What the exercise asks>
All the data must come back unchanged, except that pictures are left out.

(Data listing)
________________________

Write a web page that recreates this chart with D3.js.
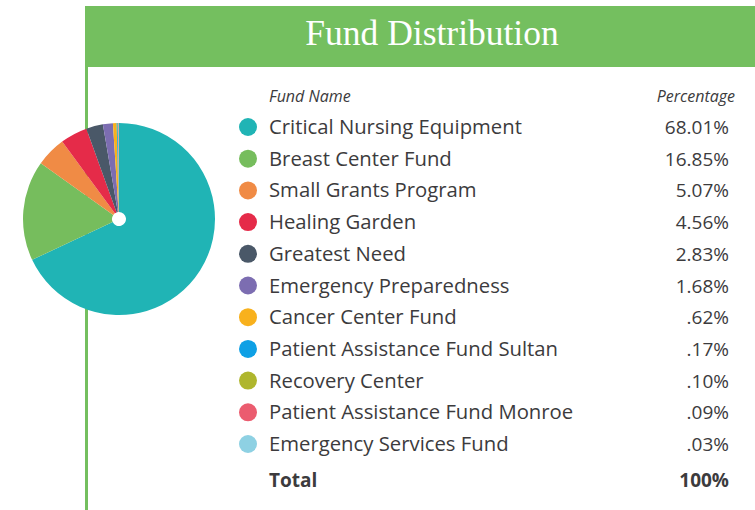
<!DOCTYPE html>
<html>
<head>
<meta charset="utf-8">
<script src="https://cdn.jsdelivr.net/npm/d3@7"></script>
<style>
  body { margin: 0; background: #fff; }
</style>
</head>
<body>
<div id="chart"></div>
<script>
const fundNames = [
    "Critical Nursing Equipment", "Breast Center Fund", "Small Grants Program",
    "Healing Garden", "Greatest Need", "Emergency Preparedness", "Cancer Center Fund",
    "Patient Assistance Fund Sultan", "Recovery Center", "Patient Assistance Fund Monroe",
    "Emergency Services Fund"
];
const fundValues = [68.01, 16.85, 5.07, 4.56, 2.83, 1.68, 0.62, 0.17, 0.10, 0.09, 0.03];
const valueLabels = ["68.01%", "16.85%", "5.07%", "4.56%", "2.83%", "1.68%", ".62%", ".17%", ".10%", ".09%", ".03%"];
const fundColors = ["#20b4b5", "#76bd5d", "#f08b45", "#e52b49", "#4a5868", "#7c6db1",
    "#f8b11d", "#0ea0e5", "#afb62d", "#eb5c6f", "#8ed1e3"];
const totalLabel = "100%";

const W = 755, H = 510;
const green = "#74bf5f";
const textColor = "#3c3b3d";
const font = "'Open Sans', sans-serif";

const svg = d3.select("#chart").append("svg")
    .attr("width", W)
    .attr("height", H);

// header bar + vertical rule
svg.append("rect")
    .attr("x", 85).attr("y", 6)
    .attr("width", W - 85).attr("height", 61)
    .attr("fill", green);

svg.append("rect")
    .attr("x", 85).attr("y", 67)
    .attr("width", 3).attr("height", H - 67)
    .attr("fill", green);

svg.append("text")
    .attr("x", 432).attr("y", 45)
    .attr("text-anchor", "middle")
    .attr("fill", "#fff")
    .style("font-family", "'Liberation Serif', serif")
    .style("font-size", "35.5px")
    .text("Fund Distribution");

// pie
const cx = 119, cy = 219, r = 96;
const pie = d3.pie().sort(null).value(d => d)(fundValues);
const arc = d3.arc().innerRadius(7).outerRadius(r);

svg.append("g")
    .attr("transform", `translate(${cx},${cy})`)
    .selectAll("path")
    .data(pie)
    .enter()
    .append("path")
    .attr("d", arc)
    .attr("fill", (d, i) => fundColors[i]);

// table
const rowY = d3.scalePoint()
    .domain(fundNames)
    .range([127, 444]);

svg.append("text")
    .attr("x", 269).attr("y", 102)
    .attr("fill", textColor)
    .style("font-family", font)
    .style("font-style", "italic")
    .style("font-size", "16px")
    .text("Fund Name");

svg.append("text")
    .attr("x", 735).attr("y", 102)
    .attr("text-anchor", "end")
    .attr("fill", textColor)
    .style("font-family", font)
    .style("font-style", "italic")
    .style("font-size", "16px")
    .text("Percentage");

const rows = svg.selectAll(".row")
    .data(fundNames)
    .enter()
    .append("g")
    .attr("class", "row")
    .attr("transform", d => `translate(0,${rowY(d)})`);

rows.append("circle")
    .attr("cx", 248).attr("cy", 0)
    .attr("r", 9)
    .attr("fill", (d, i) => fundColors[i]);

rows.append("text")
    .attr("x", 269).attr("y", 7)
    .attr("fill", textColor)
    .style("font-family", font)
    .style("font-size", "20.3px")
    .text(d => d);

rows.append("text")
    .attr("x", 729).attr("y", 7)
    .attr("text-anchor", "end")
    .attr("fill", textColor)
    .style("font-family", font)
    .style("font-size", "19px")
    .text((d, i) => valueLabels[i]);

svg.append("text")
    .attr("x", 269).attr("y", 487)
    .attr("fill", textColor)
    .style("font-family", font)
    .style("font-weight", "bold")
    .style("font-size", "19px")
    .text("Total");

svg.append("text")
    .attr("x", 729).attr("y", 487)
    .attr("text-anchor", "end")
    .attr("fill", textColor)
    .style("font-family", font)
    .style("font-weight", "bold")
    .style("font-size", "19px")
    .text(totalLabel);
</script>
</body>
</html>
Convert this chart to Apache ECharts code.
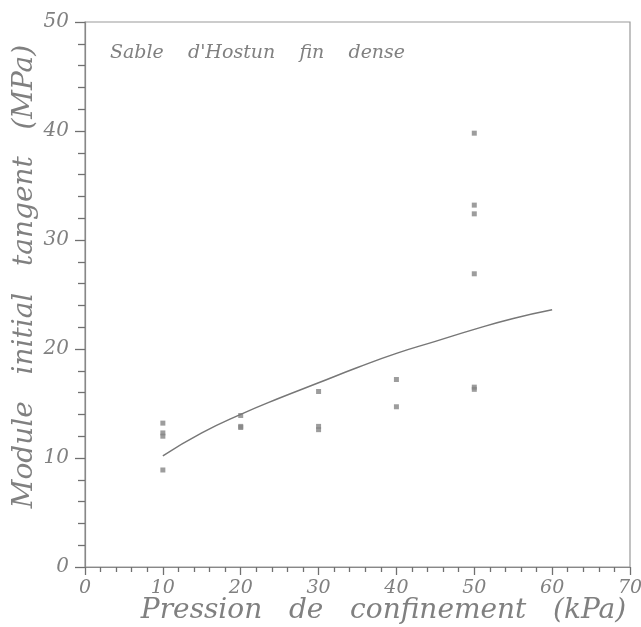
<!DOCTYPE html>
<html>
<head>
<meta charset="utf-8">
<script src="https://cdn.jsdelivr.net/npm/echarts@6/dist/echarts.min.js"></script>
<style>html,body{margin:0;padding:0;background:#fff;}#c{width:641px;height:627px;}</style>
</head>
<body>
<div id="c"></div>
<script>
var xTicks = [0, 10, 20, 30, 40, 50, 60, 70];
var yTicks = [0, 10, 20, 30, 40, 50];
var measured = [
  [10, 13.2], [10, 12.3], [10, 12.0], [10, 8.9],
  [20, 13.9], [20, 12.9], [20, 12.8],
  [30, 16.1], [30, 12.9], [30, 12.6],
  [40, 17.2], [40, 14.7],
  [50, 39.8], [50, 33.2], [50, 32.4], [50, 26.9], [50, 16.5], [50, 16.3]
];
var curveX = [10, 15, 20, 25, 30, 35, 40, 45, 50, 55, 60];
var curveY = [10.2, 12.3, 14.0, 15.5, 16.9, 18.3, 19.6, 20.7, 21.8, 22.8, 23.6];
var noteText = "Sable    d'Hostun    fin    dense";
var xName = "Pression   de   confinement   (kPa)";
var yName = "Module   initial   tangent   (MPa)";

var gray = '#808080';
var tickColor = '#707070';
var font = 'DejaVu Serif';
var chart = echarts.init(document.getElementById('c'));
chart.setOption({
  backgroundColor: '#fff',
  animation: false,
  grid: {left: 85, top: 22, right: 11, bottom: 60, containLabel: false, outerBoundsMode: 'none',
    show: true, borderColor: '#999', borderWidth: 1.2, backgroundColor: 'transparent'},
  xAxis: {
    type: 'value', min: xTicks[0], max: xTicks[xTicks.length - 1], interval: 10,
    position: 'bottom',
    axisLine: {show: true, onZero: false, lineStyle: {color: '#888', width: 1.2}},
    name: xName, nameLocation: 'middle', nameGap: 30, nameMoveOverlap: false,
    nameTextStyle: {fontFamily: font, fontStyle: 'italic', fontSize: 28, color: gray, padding: [0, 0, 0, 52]},
    axisTick: {show: true, inside: false, length: 8, lineStyle: {color: tickColor, width: 1.3}},
    minorTick: {show: true, splitNumber: 5, length: 5, lineStyle: {color: tickColor, width: 1.3}},
    splitLine: {show: false},
    axisLabel: {fontFamily: font, fontStyle: 'italic', fontSize: 19, color: gray, margin: 12,
      formatter: function (v) { return xTicks.indexOf(v) >= 0 ? String(v) : ''; }}
  },
  yAxis: {
    type: 'value', min: yTicks[0], max: yTicks[yTicks.length - 1], interval: 10,
    name: yName, nameLocation: 'middle', nameGap: 46, nameRotate: 90, nameMoveOverlap: false,
    nameTextStyle: {fontFamily: font, fontStyle: 'italic', fontSize: 28, color: gray, padding: [0, 0, 0, 36]},
    axisLine: {show: true, onZero: false, lineStyle: {color: '#888', width: 1.2}},
    axisTick: {show: true, length: 10, lineStyle: {color: tickColor, width: 1.3}},
    minorTick: {show: true, splitNumber: 5, length: 7, lineStyle: {color: tickColor, width: 1.3}},
    splitLine: {show: false},
    axisLabel: {fontFamily: font, fontStyle: 'italic', fontSize: 20, color: gray, margin: 16,
      formatter: function (v) { return yTicks.indexOf(v) >= 0 ? String(v) : ''; }}
  },
  graphic: [{
    type: 'text', left: 110, top: 44,
    style: {text: noteText, font: 'italic 19px "DejaVu Serif"', fill: gray}
  }],
  series: [
    {type: 'line', data: curveX.map(function (x, i) { return [x, curveY[i]]; }), smooth: true,
     showSymbol: false, lineStyle: {color: '#777', width: 1.5}},
    {type: 'scatter', data: measured, symbol: 'rect', symbolSize: 5, itemStyle: {color: '#858585'}}
  ]
});
</script>
</body>
</html>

________________________

Result of this task>
Write a web page that recreates this chart with D3.js.
<!DOCTYPE html>
<html>
<head>
<meta charset="utf-8">
<script src="https://cdn.jsdelivr.net/npm/d3@7"></script>
<style>
  body { margin: 0; background: #fff; }
</style>
</head>
<body>
<div id="chart"></div>
<script>
const fundNames = [
    "Critical Nursing Equipment", "Breast Center Fund", "Small Grants Program",
    "Healing Garden", "Greatest Need", "Emergency Preparedness", "Cancer Center Fund",
    "Patient Assistance Fund Sultan", "Recovery Center", "Patient Assistance Fund Monroe",
    "Emergency Services Fund"
];
const fundValues = [68.01, 16.85, 5.07, 4.56, 2.83, 1.68, 0.62, 0.17, 0.10, 0.09, 0.03];
const valueLabels = ["68.01%", "16.85%", "5.07%", "4.56%", "2.83%", "1.68%", ".62%", ".17%", ".10%", ".09%", ".03%"];
const fundColors = ["#20b4b5", "#76bd5d", "#f08b45", "#e52b49", "#4a5868", "#7c6db1",
    "#f8b11d", "#0ea0e5", "#afb62d", "#eb5c6f", "#8ed1e3"];
const totalLabel = "100%";

const W = 755, H = 510;
const green = "#74bf5f";
const textColor = "#3c3b3d";
const font = "'Open Sans', sans-serif";

const svg = d3.select("#chart").append("svg")
    .attr("width", W)
    .attr("height", H);

// header bar + vertical rule
svg.append("rect")
    .attr("x", 85).attr("y", 6)
    .attr("width", W - 85).attr("height", 61)
    .attr("fill", green);

svg.append("rect")
    .attr("x", 85).attr("y", 67)
    .attr("width", 3).attr("height", H - 67)
    .attr("fill", green);

svg.append("text")
    .attr("x", 432).attr("y", 45)
    .attr("text-anchor", "middle")
    .attr("fill", "#fff")
    .style("font-family", "'Liberation Serif', serif")
    .style("font-size", "35.5px")
    .text("Fund Distribution");

// pie
const cx = 119, cy = 219, r = 96;
const pie = d3.pie().sort(null).value(d => d)(fundValues);
const arc = d3.arc().innerRadius(7).outerRadius(r);

svg.append("g")
    .attr("transform", `translate(${cx},${cy})`)
    .selectAll("path")
    .data(pie)
    .enter()
    .append("path")
    .attr("d", arc)
    .attr("fill", (d, i) => fundColors[i]);

// table
const rowY = d3.scalePoint()
    .domain(fundNames)
    .range([127, 444]);

svg.append("text")
    .attr("x", 269).attr("y", 102)
    .attr("fill", textColor)
    .style("font-family", font)
    .style("font-style", "italic")
    .style("font-size", "16px")
    .text("Fund Name");

svg.append("text")
    .attr("x", 735).attr("y", 102)
    .attr("text-anchor", "end")
    .attr("fill", textColor)
    .style("font-family", font)
    .style("font-style", "italic")
    .style("font-size", "16px")
    .text("Percentage");

const rows = svg.selectAll(".row")
    .data(fundNames)
    .enter()
    .append("g")
    .attr("class", "row")
    .attr("transform", d => `translate(0,${rowY(d)})`);

rows.append("circle")
    .attr("cx", 248).attr("cy", 0)
    .attr("r", 9)
    .attr("fill", (d, i) => fundColors[i]);

rows.append("text")
    .attr("x", 269).attr("y", 7)
    .attr("fill", textColor)
    .style("font-family", font)
    .style("font-size", "20.3px")
    .text(d => d);

rows.append("text")
    .attr("x", 729).attr("y", 7)
    .attr("text-anchor", "end")
    .attr("fill", textColor)
    .style("font-family", font)
    .style("font-size", "19px")
    .text((d, i) => valueLabels[i]);

svg.append("text")
    .attr("x", 269).attr("y", 487)
    .attr("fill", textColor)
    .style("font-family", font)
    .style("font-weight", "bold")
    .style("font-size", "19px")
    .text("Total");

svg.append("text")
    .attr("x", 729).attr("y", 487)
    .attr("text-anchor", "end")
    .attr("fill", textColor)
    .style("font-family", font)
    .style("font-weight", "bold")
    .style("font-size", "19px")
    .text(totalLabel);
</script>
</body>
</html>
Convert this chart to Apache ECharts code.
<!DOCTYPE html>
<html>
<head>
<meta charset="utf-8">
<script src="https://cdn.jsdelivr.net/npm/echarts@6/dist/echarts.min.js"></script>
<style>html,body{margin:0;padding:0;background:#fff;}#c{width:641px;height:627px;}</style>
</head>
<body>
<div id="c"></div>
<script>
var xTicks = [0, 10, 20, 30, 40, 50, 60, 70];
var yTicks = [0, 10, 20, 30, 40, 50];
var measured = [
  [10, 13.2], [10, 12.3], [10, 12.0], [10, 8.9],
  [20, 13.9], [20, 12.9], [20, 12.8],
  [30, 16.1], [30, 12.9], [30, 12.6],
  [40, 17.2], [40, 14.7],
  [50, 39.8], [50, 33.2], [50, 32.4], [50, 26.9], [50, 16.5], [50, 16.3]
];
var curveX = [10, 15, 20, 25, 30, 35, 40, 45, 50, 55, 60];
var curveY = [10.2, 12.3, 14.0, 15.5, 16.9, 18.3, 19.6, 20.7, 21.8, 22.8, 23.6];
var noteText = "Sable    d'Hostun    fin    dense";
var xName = "Pression   de   confinement   (kPa)";
var yName = "Module   initial   tangent   (MPa)";

var gray = '#808080';
var tickColor = '#707070';
var font = 'DejaVu Serif';
var chart = echarts.init(document.getElementById('c'));
chart.setOption({
  backgroundColor: '#fff',
  animation: false,
  grid: {left: 85, top: 22, right: 11, bottom: 60, containLabel: false, outerBoundsMode: 'none',
    show: true, borderColor: '#999', borderWidth: 1.2, backgroundColor: 'transparent'},
  xAxis: {
    type: 'value', min: xTicks[0], max: xTicks[xTicks.length - 1], interval: 10,
    position: 'bottom',
    axisLine: {show: true, onZero: false, lineStyle: {color: '#888', width: 1.2}},
    name: xName, nameLocation: 'middle', nameGap: 30, nameMoveOverlap: false,
    nameTextStyle: {fontFamily: font, fontStyle: 'italic', fontSize: 28, color: gray, padding: [0, 0, 0, 52]},
    axisTick: {show: true, inside: false, length: 8, lineStyle: {color: tickColor, width: 1.3}},
    minorTick: {show: true, splitNumber: 5, length: 5, lineStyle: {color: tickColor, width: 1.3}},
    splitLine: {show: false},
    axisLabel: {fontFamily: font, fontStyle: 'italic', fontSize: 19, color: gray, margin: 12,
      formatter: function (v) { return xTicks.indexOf(v) >= 0 ? String(v) : ''; }}
  },
  yAxis: {
    type: 'value', min: yTicks[0], max: yTicks[yTicks.length - 1], interval: 10,
    name: yName, nameLocation: 'middle', nameGap: 46, nameRotate: 90, nameMoveOverlap: false,
    nameTextStyle: {fontFamily: font, fontStyle: 'italic', fontSize: 28, color: gray, padding: [0, 0, 0, 36]},
    axisLine: {show: true, onZero: false, lineStyle: {color: '#888', width: 1.2}},
    axisTick: {show: true, length: 10, lineStyle: {color: tickColor, width: 1.3}},
    minorTick: {show: true, splitNumber: 5, length: 7, lineStyle: {color: tickColor, width: 1.3}},
    splitLine: {show: false},
    axisLabel: {fontFamily: font, fontStyle: 'italic', fontSize: 20, color: gray, margin: 16,
      formatter: function (v) { return yTicks.indexOf(v) >= 0 ? String(v) : ''; }}
  },
  graphic: [{
    type: 'text', left: 110, top: 44,
    style: {text: noteText, font: 'italic 19px "DejaVu Serif"', fill: gray}
  }],
  series: [
    {type: 'line', data: curveX.map(function (x, i) { return [x, curveY[i]]; }), smooth: true,
     showSymbol: false, lineStyle: {color: '#777', width: 1.5}},
    {type: 'scatter', data: measured, symbol: 'rect', symbolSize: 5, itemStyle: {color: '#858585'}}
  ]
});
</script>
</body>
</html>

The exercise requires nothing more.